In a Saturday interview with TWI, Sen. Jeff Sessions (R-Ala.) argued that Republicans had “gotten lazy” during the Bush era. “We just think that we can make a speech and say we’re going to cut your taxes and [Americans] are going to vote for it,” said Sessions, pausing after taking a flyer from a Ron Paul volunteer about auditing the Federal Reserve
Asked why McCain had made that argument in 2008 and yet lost the presidential election, Sessions argued that this had been a problem of message and credibility.
If this sounds familiar, it’s because conservatives argued the same things sixteen years ago, at the first CPAC of the Clinton presidency. “There were eight years of Reagan and four years of [George H. W.] Bush,” said political strategist Ed Rollins from that CPAC’s dais, “and never should the two be confused.” Don Derham, then the secretary of Young Americans for Freedom, told reporters that it had been “tough to sell conservative philosophy under Bush” and that conservatives were now in the “enviable position” of “not having to run government programs but being able to criticize them.”
Conservatives took much the same line at this year’s CPAC, and claimed that Americans were ready for the party to block Democratic bills. “It’s going to take some time for this to play out,” said Rush Limbaugh in his closing address to the convention on Saturday.
Anger at President Obama was open and, occasionally, paranoid. While there was little anti-Barack Obama merchandise on display, speaker after speaker and attendee after attendee spoke openly of the new president as a “socialist,” a “Marxist,” and a threat to the country’s traditions. Cliff Kincaid of the conservative Accuracy in Media, a co-sponsor of the event, used his time at the dais to further a discredited conspiracy that the president was born outside America’s borders.
Many attendees distanced themselves from these kinds of attacks; MSNBC host Joe Scarborough warned the crowd that it would “never get anywhere calling Barack Obama a communist.”
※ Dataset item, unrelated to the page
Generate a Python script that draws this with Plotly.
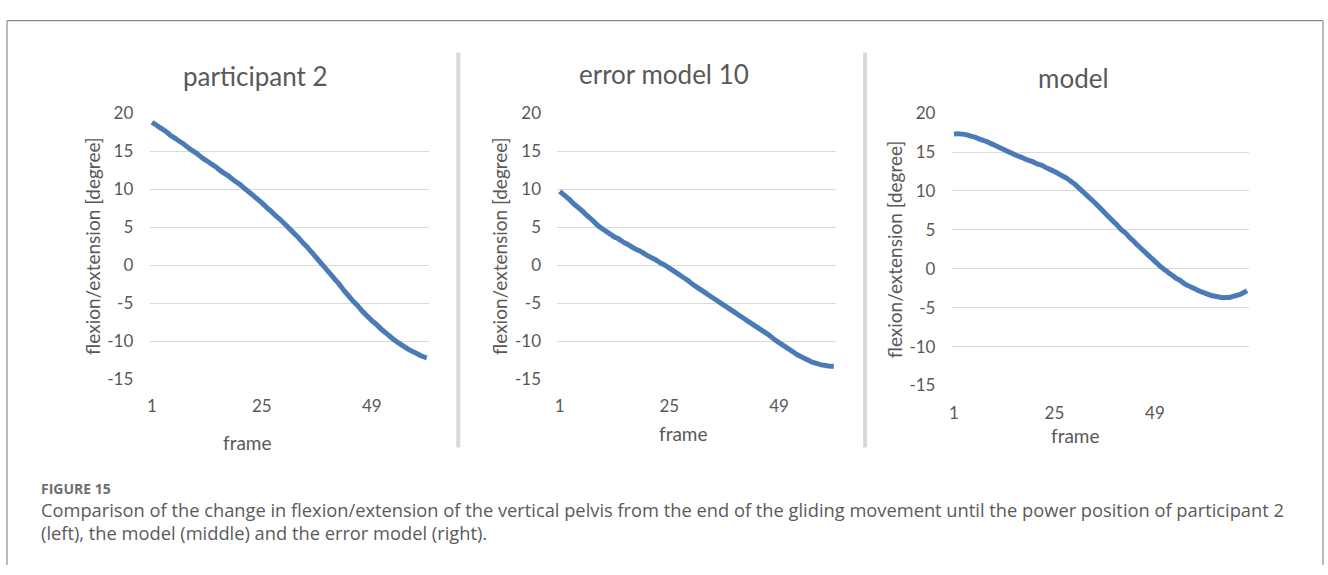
import plotly.graph_objects as go

# Pelvis flexion/extension per frame, three panels
titles = ["participant 2", "error model 10", "model"]

participant_2 = [
    18.8, 18.4, 18.0, 17.6, 17.1, 16.7, 16.3, 15.9, 15.4, 15.0,
    14.6, 14.1, 13.7, 13.3, 12.9, 12.4, 12.0, 11.6, 11.1, 10.7,
    10.2, 9.7, 9.2, 8.7, 8.2, 7.6, 7.1, 6.5, 6.0, 5.4,
    4.8, 4.2, 3.6, 2.9, 2.3, 1.6, 0.9, 0.2, -0.5, -1.2,
    -1.9, -2.6, -3.4, -4.1, -4.8, -5.4, -6.1, -6.7, -7.3, -7.8,
    -8.4, -8.9, -9.4, -9.9, -10.3, -10.7, -11.1, -11.4, -11.7, -12.0,
    -12.2,
]

error_model_10 = [
    9.7, 9.2, 8.7, 8.1, 7.6, 7.1, 6.5, 6.0, 5.4, 4.9,
    4.5, 4.1, 3.7, 3.4, 3.0, 2.7, 2.3, 2.0, 1.7, 1.3,
    1.0, 0.7, 0.3, 0.0, -0.4, -0.8, -1.2, -1.6, -2.0, -2.5,
    -2.9, -3.3, -3.7, -4.1, -4.5, -4.9, -5.3, -5.7, -6.1, -6.5,
    -6.9, -7.3, -7.7, -8.1, -8.5, -8.9, -9.3, -9.8, -10.2, -10.6,
    -11.0, -11.4, -11.8, -12.1, -12.4, -12.7, -12.9, -13.1, -13.2, -13.3,
    -13.3,
]

model = [
    17.3, 17.35, 17.3, 17.2, 17.05, 16.9, 16.7, 16.5, 16.3, 16.05,
    15.8, 15.55, 15.3, 15.05, 14.8, 14.55, 14.35, 14.1, 13.9, 13.7,
    13.45, 13.3, 13.0, 12.75, 12.5, 12.2, 11.9, 11.6, 11.2, 10.8,
    10.3, 9.8, 9.3, 8.8, 8.3, 7.75, 7.2, 6.65, 6.1, 5.6,
    5.0, 4.6, 4.0, 3.5, 2.95, 2.45, 1.95, 1.45, 0.95, 0.45,
    0.0, -0.4, -0.8, -1.2, -1.5, -1.9, -2.2, -2.45, -2.7, -2.95,
    -3.15, -3.35, -3.5, -3.6, -3.7, -3.7, -3.65, -3.5, -3.35, -3.1,
    -2.8,
]

series = [participant_2, error_model_10, model]
frame_ticks = [1, 25, 49]
y_ticks = [-15, -10, -5, 0, 5, 10, 15, 20]
y_tick_text = ["-15", "-10", "-5", "0", "5", "10", "15", "20"]
boundary_ticks = [0.5, 12.5, 24.5, 36.5, 48.5, 60.5]

caption_head = "FIGURE 15"
caption_lines = [
    "Comparison of the change in flexion/extension of the vertical pelvis from the end of the "
    "gliding movement until the power position of participant 2",
    "(left), the model (middle) and the error model (right).",
]

W, H = 1328, 575
FONT = "Lato"
TXT = "#595959"
GRID = "#d9d9d9"
LINE = "#4a7bb7"


def px(x):
    return x / W


def py(y):
    return 1 - y / H


# plot boxes in pixels: (left, right, top, bottom)
boxes = [(147, 427, 106, 382), (555.7, 835, 106, 382), (951, 1249, 106, 388.7)]
title_pos = [(253, 67), (662, 65), (1073, 70)]
ytitle_x = [89, 497, 893]
frame_pos = [(245, 448), (682, 439), (1075, 441)]

fig = go.Figure()
layout = dict(
    width=W, height=H, margin=dict(l=0, r=0, t=0, b=0),
    paper_bgcolor="white", plot_bgcolor="white", showlegend=False,
    font=dict(family=FONT, color=TXT),
)
annotations = []
shapes = []

for i, (vals, (l, r, t, b)) in enumerate(zip(series, boxes)):
    k = i + 1
    xn = f"x{k}" if k > 1 else "x"
    yn = f"y{k}" if k > 1 else "y"
    frames = list(range(1, len(vals) + 1))
    fig.add_trace(go.Scatter(
        x=frames, y=vals, mode="lines", xaxis=xn, yaxis=yn,
        line=dict(color=LINE, width=5, shape="spline", smoothing=0.4),
        hoverinfo="skip",
    ))
    xr = [0.5, len(vals) + 0.5]
    layout[f"xaxis{k if k > 1 else ''}"] = dict(
        domain=[px(l), px(r)], anchor=yn, range=xr,
        tickvals=frame_ticks, ticks="outside", ticklen=12, tickcolor="rgba(0,0,0,0)",
        showgrid=False, showline=False, zeroline=False,
        tickfont=dict(family=FONT, size=17, color=TXT),
    )
    layout[f"yaxis{k if k > 1 else ''}"] = dict(
        domain=[py(b), py(t)], anchor=xn, range=[-15, 20],
        tickvals=y_ticks, ticktext=y_tick_text,
        ticks="outside", ticklen=12, tickcolor="rgba(0,0,0,0)",
        showgrid=True, gridcolor=GRID, gridwidth=1.4, zeroline=False, showline=False,
        tickfont=dict(family=FONT, size=17, color=TXT),
    )
    # category axis drawn along the zero line, with boundary tick marks
    zero_y = b - (b - t) * 15 / 35
    layout[f"xaxis{k + 3}"] = dict(
        domain=[px(l), px(r)], overlaying=xn, anchor="free", position=py(zero_y),
        range=xr, tickvals=boundary_ticks, ticks="outside", ticklen=5,
        tickcolor="#bfbfbf", tickwidth=1.3, showticklabels=False,
        showline=True, linecolor="#bfbfbf", linewidth=1.3, showgrid=False, zeroline=False,
    )
    tx, ty = title_pos[i]
    annotations.append(dict(x=px(tx), y=py(ty), xref="paper", yref="paper", text=titles[i],
                            showarrow=False, xanchor="center", yanchor="middle",
                            font=dict(family=FONT, size=26, color=TXT)))
    annotations.append(dict(x=px(ytitle_x[i]), y=py((t + b) / 2), xref="paper", yref="paper",
                            text="flexion/extension [degree]", textangle=-90, showarrow=False,
                            xanchor="center", yanchor="middle",
                            font=dict(family=FONT, size=19, color=TXT)))
    fx, fy = frame_pos[i]
    annotations.append(dict(x=px(fx), y=py(fy), xref="paper", yref="paper", text="frame",
                            showarrow=False, xanchor="center", yanchor="middle",
                            font=dict(family=FONT, size=19, color=TXT)))

# panel separators
for sx in (456.3, 864):
    shapes.append(dict(type="line", xref="paper", yref="paper",
                       x0=px(sx), x1=px(sx), y0=py(43), y1=py(453),
                       line=dict(color="#d9d9d9", width=4)))

# outer figure frame (open at the bottom)
frame_col = "#8c8c8c"
shapes.append(dict(type="line", xref="paper", yref="paper", x0=px(4), x1=px(4), y0=py(10), y1=0,
                   line=dict(color=frame_col, width=1.2)))
shapes.append(dict(type="line", xref="paper", yref="paper", x0=px(4), x1=px(1323), y0=py(10), y1=py(10),
                   line=dict(color=frame_col, width=1.2)))
shapes.append(dict(type="line", xref="paper", yref="paper", x0=px(1323), x1=px(1323), y0=py(10), y1=0,
                   line=dict(color=frame_col, width=1.2)))

# caption
annotations.append(dict(x=px(37), y=py(496), xref="paper", yref="paper", text=f"<b>{caption_head}</b>",
                        showarrow=False, xanchor="left", yanchor="middle", borderpad=0,
                        font=dict(family="Open Sans", size=14, color="#6e6e6e")))
for j, line_text in enumerate(caption_lines):
    annotations.append(dict(x=px(37), y=py(517 + 24.5 * j), xref="paper", yref="paper", text=line_text,
                            showarrow=False, xanchor="left", yanchor="middle", align="left",
                            borderpad=0,
                            font=dict(family="Open Sans", size=18.3, color="#5a5a5a")))

layout["annotations"] = annotations
layout["shapes"] = shapes
fig.update_layout(**layout)
fig.write_html("out.html")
Many conservatives who had felt shut out and marginalized in the Bush years felt vindicated by the defeat of 2008. Immigration restrictionists had a large presence at CPAC, bolstered by a new group, Young People for Western Civilization, and the omnipresent former congressman Tom Tancredo and Team America PAC leader Bay Buchanan.
[Peter Brimelow, editor of an immigration restrictionist web site], like Tancredo, scoffed at the idea that the Republican comeback would come when the party reached out to Hispanic voters. “Republicans fluctuate between disastrous and catastrophic with the Hispanic vote,” he said. “The problem that Republicans had was that they didn’t turn out the white vote, and they didn’t get as large a share of the white vote as they should have. What reason did McCain give them?”
Republican members of Congress said much the same thing. “The time to go-along to get-along is over,” said Rep. Mike Pence, the third-ranking Republican in the House, in his Friday speech. “I can feel it. I can hear it. Our nation’s very revolution itself began with rumblings of discontent.” Mike Huckabee, who followed Pence, called him a “congressional hero,” one of many whose opposition to the September Wall Street rescue package was “spurned by both president Bush and Sen. McCain,” thus leading to Republican defeat.
“That moment was not our best moment,” said Huckabee. “It would have been our best shot at winning the White House, a chance to offer a true, authentic, conservative choice, rather than a meek, me-too way of doing things. We missed our chance.”